Dans ce film, note encore Dan Graham, c’est la première fois que Warhol quitte le tournage frontal qui caractérisait ses films précédents et déplace la caméra vers un point de vue oblique. Cela crée chez le spectateur l’attente d’un mouvement de caméra qui n’arrive pas et le provoque finalement, par exaspération, à tourner lui-même la tête, mimant le mouvement des acteurs dans le film. Acteurs et spectateurs ont échangé leurs rôles, la performance est dans la salle autant que sur l’écran. Dans Performer/Audience Mirror, Dan Graham adopte ce renversement et le réalise en le restituant à la prétendue immédiateté du théâtre. L’écran est un miroir, les acteurs dans l’écran sont les spectateurs dans la salle. On comprend mieux comment Dan Graham déplace la pensée de l’aliénation quand on se rend compte qu’il accomplit ici la réciproque d’une remarque de Walter Benjamin sur l’acteur de cinéma: «L’interprète de film se sent étranger devant l’image de lui-même que lui présente la caméra. Ce sentiment ressemble, d’entrée de jeu, à celui qu’éprouve tout homme quand il se regarde dans la glace. Mais désormais son image dans le miroir se sépare de lui, elle est devenue transportable. Et où la transporte-t-on?
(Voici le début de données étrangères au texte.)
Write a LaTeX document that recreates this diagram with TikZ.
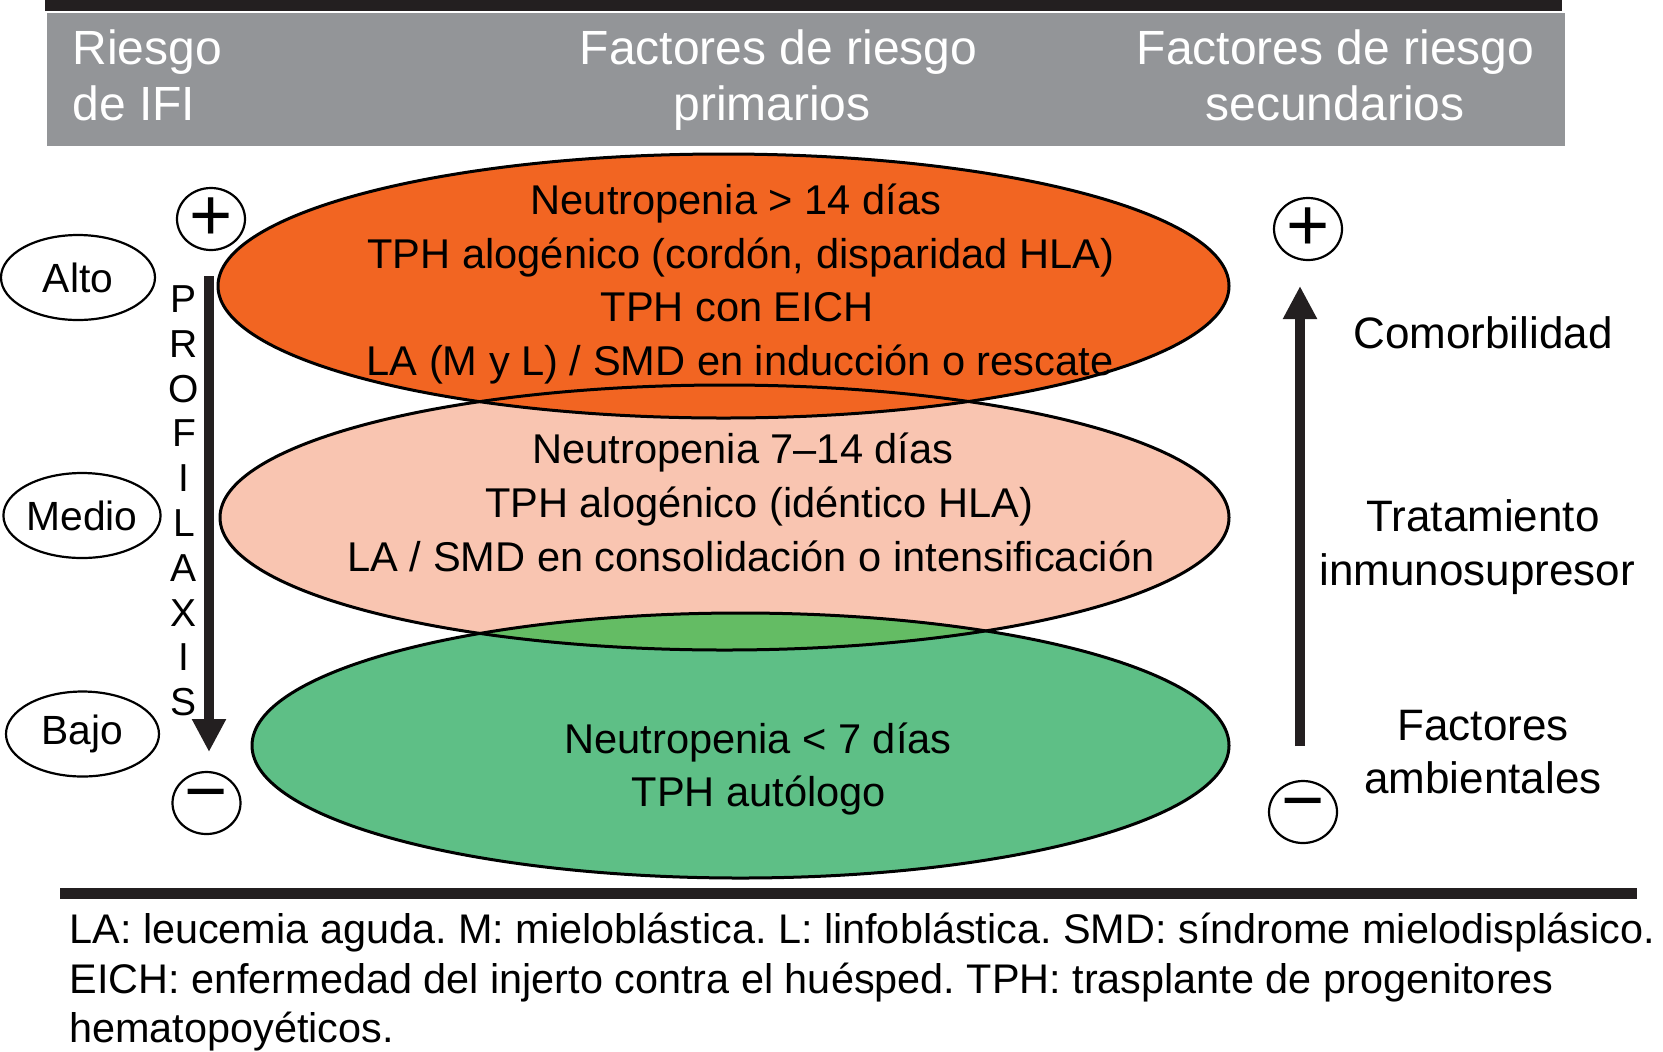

Devant le public.» Une fois supprimé l’enregistrement, une fois matérialisée la métaphore de l’écran-miroir, une fois le public devenu acteur et ramené devant la glace, ce n’est pas à une «rédemption du réel», comme disait Kracauer, ni à une désaliénation du performer qu’on assiste. L’immédiateté du théâtre, son irreproductibilité ou sa non-transportabilité, n’est qu’une idéologie qu’on ne peut plus commenter qu’à travers une reconnaissance explicite de la culture filmique. En retour cette reconnaissance appelle une stratégie qui, pour ne pas se soumettre au point de vue unique de la reproductibilité, doit rétablir la nécessité et l’urgence d’un jugement qui produise du maintenant tel que le film, la télévision ou les médias ne puissent l’enregistrer.